Dengan kata lain, orang "liberal" di Indonesia justru
terdengar seperti Ronald Reagan di Amerika Serikat yang "anti
liberal" . . .
(****)
MEMANG membingungkan. Tapi kebingungan itu bukanlah cuma karena
perkara peristilahan. Kebingungan itu mencerminkan
peralihan-peralihan yang terjadi di zaman kita. Salah satunya
telah melontarkan pertanyaan yang tak mudah dijawab: sejauh
manakah peranan negara bisa bermanfaat bagi para warganya?
Sejauh mana malah merusak?
Ronald Reagan adalah contoh tokoh yang menghendaki
"pemerintahan minimal". Margaret Thatcher, Perdana Menteri
Inggris, juga demikian. Malcolm Fraser, Perdana Menteri
Australia, idem ditto.
Tiga negeri kapitalis penting di dunia --walaupun
berbeda-beda--dalam waktu yang berdekatan nampak menunjukkan
tendensi yang sama. Ketiganya bergerak ke "kanani'. Ketiganya
mengelak dari kibasan sosialisme yangmeletakkan negara sebagai
pengatur kesejahteraan. Ketiganya disebut "konservatif".

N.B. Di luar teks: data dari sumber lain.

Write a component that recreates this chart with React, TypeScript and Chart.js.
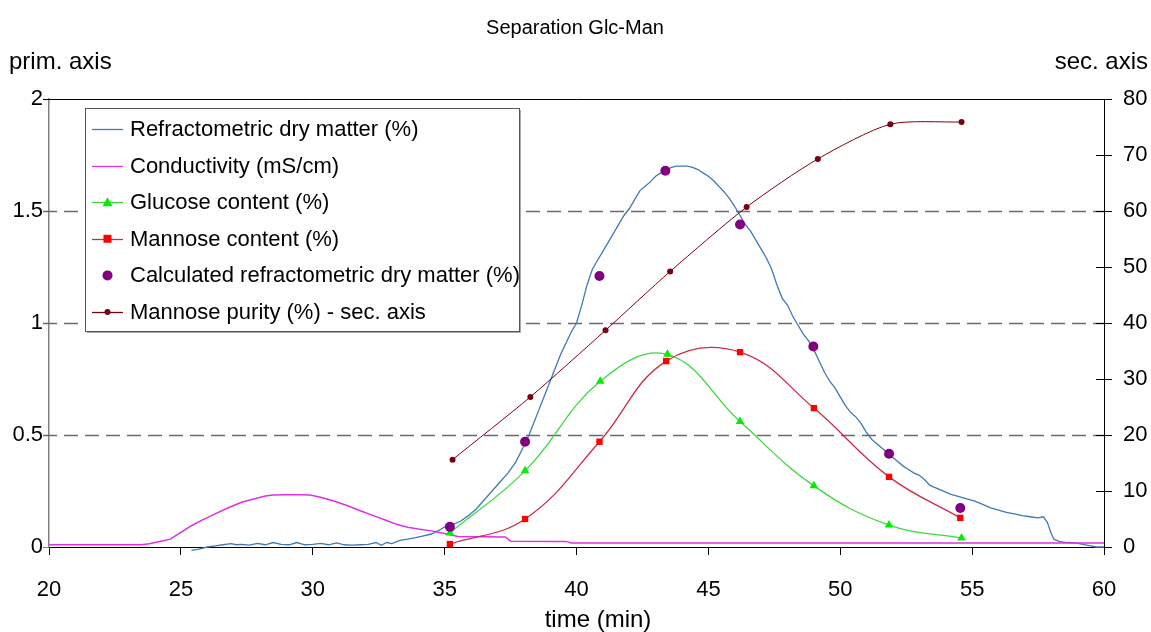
import React, { useEffect, useRef } from 'react';
import { Chart, registerables } from 'chart.js';

Chart.register(...registerables);

// ---------- texts ----------
const TITLE = 'Separation Glc-Man';
const X_TITLE = 'time (min)';
const Y_TITLE = 'prim. axis';
const Y2_TITLE = 'sec. axis';

// ---------- axes ----------
const X_RANGE = [20, 60];
const X_STEP = 5;
const Y_RANGE = [0, 2];
const Y_STEP = 0.5;
const Y2_RANGE = [0, 80];
const Y2_STEP = 10;
const GRID_LINES = [0.5, 1, 1.5];

// ---------- series ----------
const LABELS = [
  'Refractometric dry matter (%)',
  'Conductivity (mS/cm)',
  'Glucose content (%)',
  'Mannose content (%)',
  'Calculated refractometric dry matter (%)',
  'Mannose purity (%) - sec. axis',
];

// [time (min), value]
const dryMatter: [number, number][] = [
  [25.4, -0.015], [25.6, -0.012], [25.8, -0.006], [26.0, 0.0], [26.3, 0.005], [26.6, 0.01],
  [26.9, 0.015], [27.1, 0.01], [27.3, 0.012], [27.6, 0.008], [27.9, 0.016], [28.2, 0.01],
  [28.5, 0.02], [28.8, 0.012], [29.1, 0.01], [29.4, 0.02], [29.7, 0.01], [30.0, 0.012],
  [30.3, 0.016], [30.6, 0.01], [30.9, 0.018], [31.2, 0.01], [31.5, 0.008], [31.8, 0.01],
  [32.1, 0.012], [32.4, 0.02], [32.6, 0.008], [32.8, 0.02], [33.0, 0.015], [33.3, 0.03],
  [33.6, 0.035], [33.9, 0.042], [34.2, 0.05], [34.5, 0.058], [34.8, 0.075], [35.0, 0.09],
  [35.3, 0.1], [35.6, 0.115], [35.9, 0.14], [36.2, 0.17], [36.5, 0.21], [36.8, 0.25],
  [37.1, 0.29], [37.4, 0.33], [37.7, 0.38], [38.0, 0.45], [38.2, 0.5], [38.4, 0.56],
  [38.6, 0.62], [38.8, 0.68], [39.0, 0.74], [39.2, 0.8], [39.4, 0.86], [39.6, 0.91],
  [39.8, 0.96], [40.0, 1.0], [40.2, 1.08], [40.4, 1.17], [40.6, 1.24], [40.8, 1.28],
  [41.0, 1.32], [41.2, 1.36], [41.4, 1.4], [41.6, 1.44], [41.8, 1.48], [42.0, 1.51],
  [42.2, 1.55], [42.4, 1.59], [42.6, 1.61], [42.8, 1.63], [43.0, 1.655], [43.2, 1.67],
  [43.4, 1.68], [43.6, 1.695], [43.8, 1.7], [44.0, 1.7], [44.2, 1.7], [44.4, 1.695],
  [44.6, 1.685], [44.8, 1.67], [45.0, 1.655], [45.2, 1.635], [45.4, 1.61], [45.6, 1.585],
  [45.8, 1.555], [46.0, 1.52], [46.2, 1.48], [46.4, 1.44], [46.6, 1.41], [46.8, 1.37],
  [47.0, 1.33], [47.2, 1.29], [47.4, 1.24], [47.6, 1.17], [47.8, 1.11], [48.0, 1.08],
  [48.2, 1.03], [48.4, 0.99], [48.6, 0.95], [48.8, 0.92], [49.0, 0.88], [49.2, 0.83],
  [49.4, 0.78], [49.6, 0.74], [49.8, 0.71], [50.0, 0.67], [50.2, 0.63], [50.4, 0.6],
  [50.6, 0.58], [50.8, 0.55], [51.0, 0.51], [51.2, 0.48], [51.4, 0.46], [51.6, 0.44],
  [51.8, 0.42], [52.0, 0.4], [52.2, 0.38], [52.4, 0.36], [52.6, 0.345], [52.8, 0.33],
  [53.0, 0.32], [53.2, 0.3], [53.4, 0.275], [53.6, 0.265], [53.8, 0.255], [54.0, 0.245],
  [54.2, 0.235], [54.5, 0.225], [54.8, 0.215], [55.1, 0.205], [55.4, 0.19], [55.7, 0.175],
  [56.0, 0.165], [56.3, 0.155], [56.6, 0.148], [56.9, 0.14], [57.2, 0.135], [57.5, 0.13],
  [57.7, 0.135], [57.85, 0.11], [58.0, 0.06], [58.1, 0.035], [58.3, 0.025], [58.6, 0.02],
  [58.9, 0.018], [59.2, 0.012], [59.5, 0.005], [59.7, 0.0], [60.0, 0.0],
];

const conductivity: [number, number][] = [
  [20.0, 0.01], [23.5, 0.01], [23.8, 0.015], [24.2, 0.025], [24.6, 0.035], [25.0, 0.065],
  [25.4, 0.095], [25.8, 0.12], [26.3, 0.148], [26.8, 0.175], [27.3, 0.2], [27.8, 0.215],
  [28.2, 0.228], [28.5, 0.232], [29.0, 0.233], [29.5, 0.233], [29.9, 0.232], [30.3, 0.222],
  [30.8, 0.205], [31.3, 0.185], [31.8, 0.162], [32.3, 0.14], [32.8, 0.118], [33.2, 0.1],
  [33.6, 0.088], [34.0, 0.08], [34.5, 0.072], [35.0, 0.06], [35.3, 0.052], [35.5, 0.047],
  [36.5, 0.046], [37.3, 0.045], [37.5, 0.026], [39.6, 0.025], [39.8, 0.018], [60.0, 0.018],
];

const glucose: [number, number][] = [
  [35.2, 0.063], [38.05, 0.34], [40.9, 0.74], [43.45, 0.86],
  [46.2, 0.56], [49.0, 0.273], [51.85, 0.098], [54.6, 0.04],
];

const mannose: [number, number][] = [
  [35.2, 0.013], [38.05, 0.125], [40.87, 0.47], [43.4, 0.83],
  [46.2, 0.87], [49.0, 0.62], [51.85, 0.313], [54.55, 0.13],
];

const calcDryMatter: [number, number][] = [
  [35.2, 0.09], [38.05, 0.47], [40.87, 1.21], [43.37, 1.68],
  [46.2, 1.44], [48.98, 0.895], [51.85, 0.416], [54.55, 0.174],
];

const mannosePurity: [number, number][] = [
  [35.3, 15.6], [38.25, 26.8], [41.1, 38.7], [43.55, 49.2],
  [46.45, 60.7], [49.15, 69.3], [51.9, 75.5], [54.6, 75.9],
];

// ---------- styles ----------
const FONT = "'Liberation Sans', Arial, Helvetica, sans-serif";
const BLUE = '#3f7ab5';
const MAGENTA = '#e030e0';
const GREEN_LINE = '#3ed83e';
const GREEN_MARK = '#00ee00';
const RED_LINE = '#d02a48';
const RED_MARK = '#ff0000';
const PURPLE = '#800080';
const DARK_RED = '#7a0010';

const toXY = (arr: [number, number][]) => arr.map(([x, y]) => ({ x, y }));

type LegendItem = {
  text: string;
  line: string | null;
  marker: 'triangle' | 'rect' | 'circle' | 'dot' | null;
  markerColor: string;
};

const LEGEND: LegendItem[] = [
  { text: LABELS[0], line: BLUE, marker: null, markerColor: '' },
  { text: LABELS[1], line: MAGENTA, marker: null, markerColor: '' },
  { text: LABELS[2], line: GREEN_LINE, marker: 'triangle', markerColor: GREEN_MARK },
  { text: LABELS[3], line: RED_LINE, marker: 'rect', markerColor: RED_MARK },
  { text: LABELS[4], line: null, marker: 'circle', markerColor: PURPLE },
  { text: LABELS[5], line: DARK_RED, marker: 'dot', markerColor: DARK_RED },
];

const decorPlugin = {
  id: 'decor',
  beforeDatasetsDraw(chart: any) {
    const { ctx, chartArea } = chart;
    const y = chart.scales.y;
    ctx.save();
    ctx.strokeStyle = '#6a6a6a';
    ctx.lineWidth = 1.5;
    ctx.setLineDash([14, 7]);
    GRID_LINES.forEach((v) => {
      const py = Math.round(y.getPixelForValue(v)) + 0.5;
      ctx.beginPath();
      ctx.moveTo(chartArea.left - 6, py);
      ctx.lineTo(chartArea.right, py);
      ctx.stroke();
    });
    ctx.setLineDash([]);
    // top border
    ctx.strokeStyle = '#000';
    ctx.lineWidth = 1;
    const top = Math.round(chartArea.top) + 0.5;
    ctx.beginPath();
    ctx.moveTo(chartArea.left - 6, top);
    ctx.lineTo(chartArea.right + 8, top);
    ctx.stroke();
    // inner ticks of the secondary axis
    const y2 = chart.scales.y2;
    y2.ticks.forEach((t: any) => {
      const py = Math.round(y2.getPixelForValue(t.value)) + 0.5;
      ctx.beginPath();
      ctx.moveTo(chartArea.right - 8, py);
      ctx.lineTo(chartArea.right, py);
      ctx.stroke();
    });
    ctx.restore();
  },
  afterDraw(chart: any) {
    const { ctx, chartArea } = chart;
    ctx.save();
    ctx.fillStyle = '#000';
    // title
    ctx.font = `20px ${FONT}`;
    ctx.textAlign = 'center';
    ctx.textBaseline = 'middle';
    ctx.fillText(TITLE, 575, 28);
    // axis titles
    ctx.font = `24px ${FONT}`;
    ctx.textAlign = 'left';
    ctx.fillText(Y_TITLE, 9, 62);
    ctx.textAlign = 'right';
    ctx.fillText(Y2_TITLE, 1148, 62);
    ctx.textAlign = 'center';
    ctx.fillText(X_TITLE, 598, 620);

    // legend box
    const bx = chartArea.left + 36;
    const by = chartArea.top + 9;
    const bw = 434;
    const bh = 223;
    ctx.fillStyle = '#ffffff';
    ctx.fillRect(bx, by, bw, bh);
    ctx.strokeStyle = '#555';
    ctx.lineWidth = 1;
    ctx.strokeRect(bx + 0.5, by + 0.5, bw, bh);
    ctx.strokeStyle = '#aaa';
    ctx.beginPath();
    ctx.moveTo(bx + bw + 1.5, by + 2);
    ctx.lineTo(bx + bw + 1.5, by + bh + 1.5);
    ctx.lineTo(bx + 2, by + bh + 1.5);
    ctx.stroke();

    ctx.font = `22px ${FONT}`;
    ctx.textAlign = 'left';
    ctx.textBaseline = 'middle';
    LEGEND.forEach((item, i) => {
      const cy = by + 21 + i * 36.6;
      const x0 = bx + 7;
      const x1 = bx + 38;
      const mx = (x0 + x1) / 2;
      if (item.line) {
        ctx.strokeStyle = item.line;
        ctx.lineWidth = 1.3;
        ctx.beginPath();
        ctx.moveTo(x0, Math.round(cy) + 0.5);
        ctx.lineTo(x1, Math.round(cy) + 0.5);
        ctx.stroke();
      }
      ctx.fillStyle = item.markerColor;
      if (item.marker === 'triangle') {
        ctx.beginPath();
        ctx.moveTo(mx, cy - 5);
        ctx.lineTo(mx + 5, cy + 4);
        ctx.lineTo(mx - 5, cy + 4);
        ctx.closePath();
        ctx.fill();
      } else if (item.marker === 'rect') {
        ctx.fillRect(mx - 4, cy - 4, 8, 8);
      } else if (item.marker === 'circle') {
        ctx.beginPath();
        ctx.arc(mx, cy, 5, 0, Math.PI * 2);
        ctx.fill();
      } else if (item.marker === 'dot') {
        ctx.beginPath();
        ctx.arc(mx, cy, 3, 0, Math.PI * 2);
        ctx.fill();
      }
      ctx.fillStyle = '#000';
      ctx.fillText(item.text, bx + 45, cy + 1);
    });
    ctx.restore();
  },
};

export default function App() {
  const ref = useRef<HTMLCanvasElement | null>(null);

  useEffect(() => {
    document.body.style.margin = '0';
    const canvas = ref.current;
    if (!canvas) return;
    const tickFont = { family: FONT, size: 22 };
    const chart = new Chart(canvas, {
      type: 'line',
      data: {
        datasets: [
          {
            label: LABELS[0],
            data: toXY(dryMatter),
            borderColor: BLUE,
            borderWidth: 1.3,
            pointRadius: 0,
            tension: 0,
            yAxisID: 'y',
            order: 6,
            clip: 8,
          },
          {
            label: LABELS[1],
            data: toXY(conductivity),
            borderColor: MAGENTA,
            borderWidth: 1.5,
            pointRadius: 0,
            tension: 0,
            yAxisID: 'y',
            order: 5,
          },
          {
            label: LABELS[2],
            data: toXY(glucose),
            borderColor: GREEN_LINE,
            borderWidth: 1.3,
            pointStyle: 'triangle',
            pointRadius: 5,
            pointBackgroundColor: GREEN_MARK,
            pointBorderColor: GREEN_MARK,
            pointBorderWidth: 0,
            tension: 0.4,
            yAxisID: 'y',
            order: 4,
          },
          {
            label: LABELS[3],
            data: toXY(mannose),
            borderColor: RED_LINE,
            borderWidth: 1.3,
            pointStyle: 'rect',
            pointRadius: 4.5,
            pointBackgroundColor: RED_MARK,
            pointBorderColor: RED_MARK,
            pointBorderWidth: 0,
            tension: 0.4,
            yAxisID: 'y',
            order: 3,
          },
          {
            label: LABELS[4],
            data: toXY(calcDryMatter),
            showLine: false,
            borderColor: PURPLE,
            pointStyle: 'circle',
            pointRadius: 5,
            pointBackgroundColor: PURPLE,
            pointBorderColor: PURPLE,
            pointBorderWidth: 0,
            yAxisID: 'y',
            order: 2,
          },
          {
            label: LABELS[5],
            data: toXY(mannosePurity),
            borderColor: DARK_RED,
            borderWidth: 1,
            pointStyle: 'circle',
            pointRadius: 3,
            pointBackgroundColor: DARK_RED,
            pointBorderColor: DARK_RED,
            pointBorderWidth: 0,
            tension: 0.25,
            yAxisID: 'y2',
            order: 1,
          },
        ],
      },
      options: {
        responsive: false,
        animation: false,
        devicePixelRatio: 1,
        layout: { padding: { top: 99, left: 0, right: 0, bottom: 0 } },
        plugins: {
          legend: { display: false },
          title: { display: false },
          tooltip: { enabled: false },
        },
        scales: {
          x: {
            type: 'linear',
            min: X_RANGE[0],
            max: X_RANGE[1],
            ticks: { stepSize: X_STEP, font: tickFont, color: '#000', padding: 22 },
            grid: { drawOnChartArea: false, tickLength: 8, color: '#000' },
            border: { color: '#000', width: 1 },
            afterFit: (s: any) => {
              s.height = 85;
            },
          },
          y: {
            position: 'left',
            min: Y_RANGE[0],
            max: Y_RANGE[1],
            ticks: {
              stepSize: Y_STEP,
              font: tickFont,
              color: '#000',
              padding: 0,
              callback: (v: any) => String(v),
            },
            grid: { drawOnChartArea: false, tickLength: 6, color: '#808080' },
            border: { color: '#808080', width: 1.5 },
            afterFit: (s: any) => {
              s.width = 49;
            },
          },
          y2: {
            position: 'right',
            min: Y2_RANGE[0],
            max: Y2_RANGE[1],
            ticks: {
              stepSize: Y2_STEP,
              font: tickFont,
              color: '#000',
              padding: 11,
              callback: (v: any) => String(v),
            },
            grid: { drawOnChartArea: false, tickLength: 8, color: '#000' },
            border: { color: '#000', width: 1 },
            afterFit: (s: any) => {
              s.width = 47;
            },
          },
        },
      },
      plugins: [decorPlugin],
    });
    return () => chart.destroy();
  }, []);

  return (
    <div style={{ position: 'fixed', left: 0, top: 0, width: 1151, height: 632, background: '#fff' }}>
      <canvas ref={ref} width={1151} height={632} style={{ display: 'block' }} />
    </div>
  );
}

Bahwa Reagan, Thatcher dan Fraser menjadi pendekar
"pemerintahan minimal", agaknya tak dapat dilepaskan dari
kenyataan yang nampak sejak pertengahan kedua abad ke-20:
perekonomian negeri-negeri kapitalis itu telah diarahkan oleh
negara. Di AS, belanja negara mencapai hampir 40% dari
GNP-mendekati negeri-negeri Skandinavia yang "sosialistis", 50%.
Dan di Inggris, tinggal berapa banyak perusahaan yang tak
diambilalih negara, menjelang pemerintahan Partai Buruh jatuh?
Pada mulanya, membesarnya peran negara itu punya tujuan yang
mulia. Golongan yang lemah harus dibantu. Golongan kuat harus
diambil sebagian hasil jerih payahnya untuk itu. Sebab
dilepaskan begitu saja, pemerataan tak akan berbuah
Namun untuk mengatur semua itu, ternyata negara harus
mengerahkan satu mesin raksasa birokrasi. Hasilnya tak ada yang
suka. Para pengusaha merasa pemerintah terlampau banyak
mengatur. Para pendekar pemerataan yang lebih radikal juga tak
sabar, serta curiga, melihat besar dan lambannya gerak birokrasi
dan para perencana.
Namun sebagaimana kaum radikal belum bisa menjawab bagaimana
bisa bebas dari birokrasi tapi sekaligus tak diatur oleh
mekanisme pasar melulu, kaum konservatif juga belum bisa
menyahut: bagaimana sebuah "pemerintahan minimal" bisa mencegah
berkecamuknya "liberalisme" dalam artinya yang paling dasar --
yakni keyakinan akan arti individu? Bagaimana akan timbul tertib
dan stabilitas, impian konservatif itu?
Tak heran bila Roger Scruton, yang bicara tentang "ideologi"
konservatif, salah satu kalimatnya berbunyi, ' . . . sama
dalamnya naluri pada seorang konservatif dan pada seorang
sosialis untuk melawan para pendekar "pemerintahan minimal"'
--The Meaning of Conservatisme (Penguin Books, 1980).